Fernandes finalmente ergueu os olhos, sua expressão dividida entre apoio e exasperação. O silêncio que se seguiu era quase palpável, como se todos na sala estivessem prendendo a respiração, aguardando o próximo movimento no jogo perigoso que se desenrolava.
A atmosfera na sala tornou-se ainda mais pesada com a presença inesperada de Marta. Fernandes, com um olhar ácido e postura defensiva, respondeu antes que ela tivesse a chance de avançar mais:
— Eu não fui informado que ela havia acordado. Por que quer saber o que estamos falando?
A acidez na voz de Fernandes não intimidou Marta. Ela cruzou a sala com passos decididos, a fúria em seus olhos incendiando cada palavra que saía de sua boca.
— Os médicos disseram que vai levar tempo para ela entender que o tempo passou. Para Vitória, ontem era apenas o dia da festa do Lecce. Ela não entende o resto.
Don Corallo, que até então observava em silêncio, endireitou-se em sua cadeira. Sua voz ressoou grave e séria:
— Como ela veio parar aqui?
— Acredito que algum médico a tenha ajudado a ser liberada. — Marta o encarou com firmeza, o tom carregado de desprezo. — Ela não tem força nas pernas nem nos braços, está lutando para segurar uma caneta. Nos primeiros dias, nem conseguia falar. Me desculpe se a minha prioridade não foi correr para te informar.
A tensão na sala era quase tangível. Don Corallo lançou um olhar breve para Fernandes, mas antes que ele pudesse responder, Marta avançou, furiosa:
— Não me importo com o acordo de vocês. Vitória não está mais envolvida nisso. Ela não vai se casar com o Enrico. Os negócios dele colocaram minha filha naquele lugar, e, embora eu nunca tenha culpado ninguém, quero deixar algo muito claro: Vitória ficará bem longe da sua família. Espero que isso esteja entendido.
Marta deu um passo para trás, respirando profundamente, como se segurasse uma explosão interna.

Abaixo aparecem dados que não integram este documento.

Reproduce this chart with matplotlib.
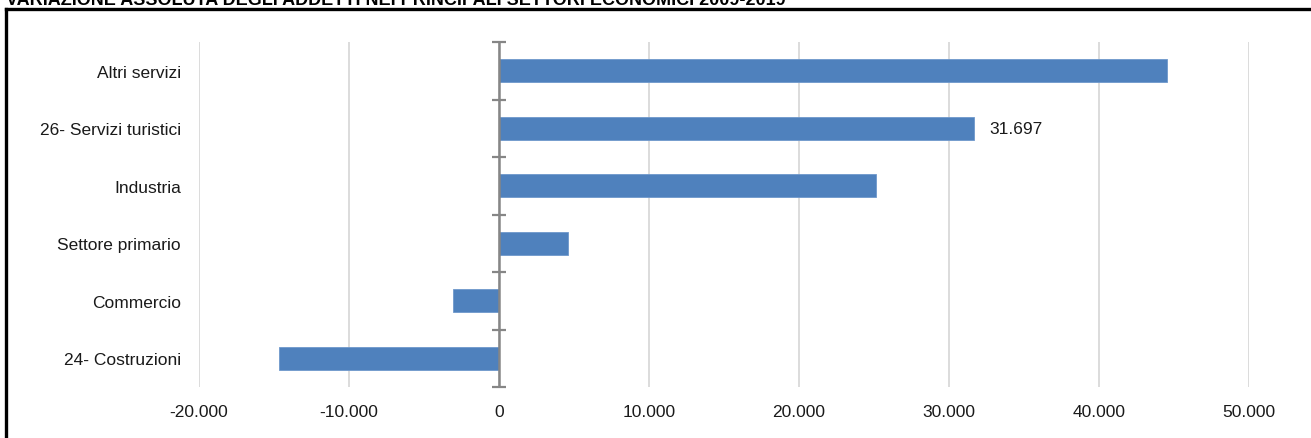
import matplotlib
matplotlib.use('Agg')
import matplotlib.pyplot as plt
from matplotlib.lines import Line2D
from matplotlib.ticker import FuncFormatter, MultipleLocator
import numpy as np

## Data (top to bottom as in the chart)
settori = ["Altri servizi", "26- Servizi turistici", "Industria",
           "Settore primario", "Commercio", "24- Costruzioni"]
variazione = [44500, 31697, 25150, 4600, -3050, -14700]
etichette = ["", "31.697", "", "", "", ""]
titolo = "VARIAZIONE ASSOLUTA DEGLI ADDETTI NEI PRINCIPALI SETTORI ECONOMICI 2009-2019"

plt.rcParams['font.family'] = ['Liberation Sans', 'DejaVu Sans']

W, H = 1311, 439
fig = plt.figure(figsize=(W/100., H/100.), dpi=100)
ax = fig.add_axes([199./W, 1-388./H, (1249.-199.)/W, (388.-43.)/H])

ypos = np.arange(len(settori))[::-1]
bars = ax.barh(ypos, variazione, height=0.4, color='#4F81BD',
               edgecolor='#6E98CC', linewidth=0.6, zorder=3)

## annotation on one bar only
for b, lab in zip(bars, etichette):
    if lab:
        ax.annotate(lab, (b.get_width(), b.get_y() + b.get_height()/2.),
                    xytext=(11, 0), textcoords='offset points',
                    va='center', ha='left', fontsize=12.5, color='#1a1a1a')

ax.set_xlim(-20000, 50000)
ax.set_ylim(-0.5, len(settori) - 0.5)
ax.xaxis.set_major_locator(MultipleLocator(10000))
ax.xaxis.set_major_formatter(FuncFormatter(lambda v, p: '{:,.0f}'.format(v).replace(',', '.')))
ax.grid(axis='x', color='#D9D9D9', linewidth=1.3, zorder=0)
ax.set_axisbelow(True)

ax.set_yticks(ypos)
ax.set_yticklabels(settori)
ax.tick_params(axis='y', length=0, pad=13, labelsize=12.5, labelcolor='#1a1a1a')
ax.tick_params(axis='x', length=0, pad=12, labelsize=12.5, labelcolor='#1a1a1a')
for s in ax.spines.values():
    s.set_visible(False)

## vertical category axis at zero with boundary ticks
ax.axvline(0, color='#868686', linewidth=1.8, zorder=4)
bordi = np.arange(len(settori) + 1) - 0.5
ax.plot(np.zeros(len(bordi)), bordi, ls='none', marker='_', ms=9.5,
        mew=1.6, color='#868686', zorder=4, clip_on=False)

## frame of the original panel and clipped title
fig.add_artist(Line2D([6./W, 6./W], [0, 1-10./H], transform=fig.transFigure,
                      color='black', linewidth=2.4))
fig.add_artist(Line2D([6./W, 1.], [1-10./H, 1-10./H], transform=fig.transFigure,
                      color='black', linewidth=2.4))
fig.text(6./W, 1-5./H, titolo, fontsize=13, fontweight='bold', va='baseline', ha='left')

plt.savefig("out.png", dpi=100)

— Vou levar minha filha de volta para a clínica amanhã. Espero que não precise voltar a esta casa.
Ela se virou para sair, com a mesma energia agressiva e determinada com que entrou. A porta bateu com força, reverberando pelo ambiente. O som parecia marcar o fim de sua sentença, mas o eco da tensão ficou na sala.
Don Corallo soltou um suspiro, um gesto raro para alguém que sempre mantinha a compostura. Fernandes parecia perturbado, olhando para o lugar vazio onde Marta estava segundos atrás.
— Enrico precisa se casar. — Don Corallo quebrou o silêncio, a voz cortante. — E com a saída de Vitória, isso precisa acontecer ainda mais rápido.
Fernandes não respondeu, perdido em pensamentos, mas ambos sabiam que a situação estava longe de ser resolvida.
O que ninguém esperava, no entanto, era que Vitória não estivesse disposta a ir embora tão facilmente.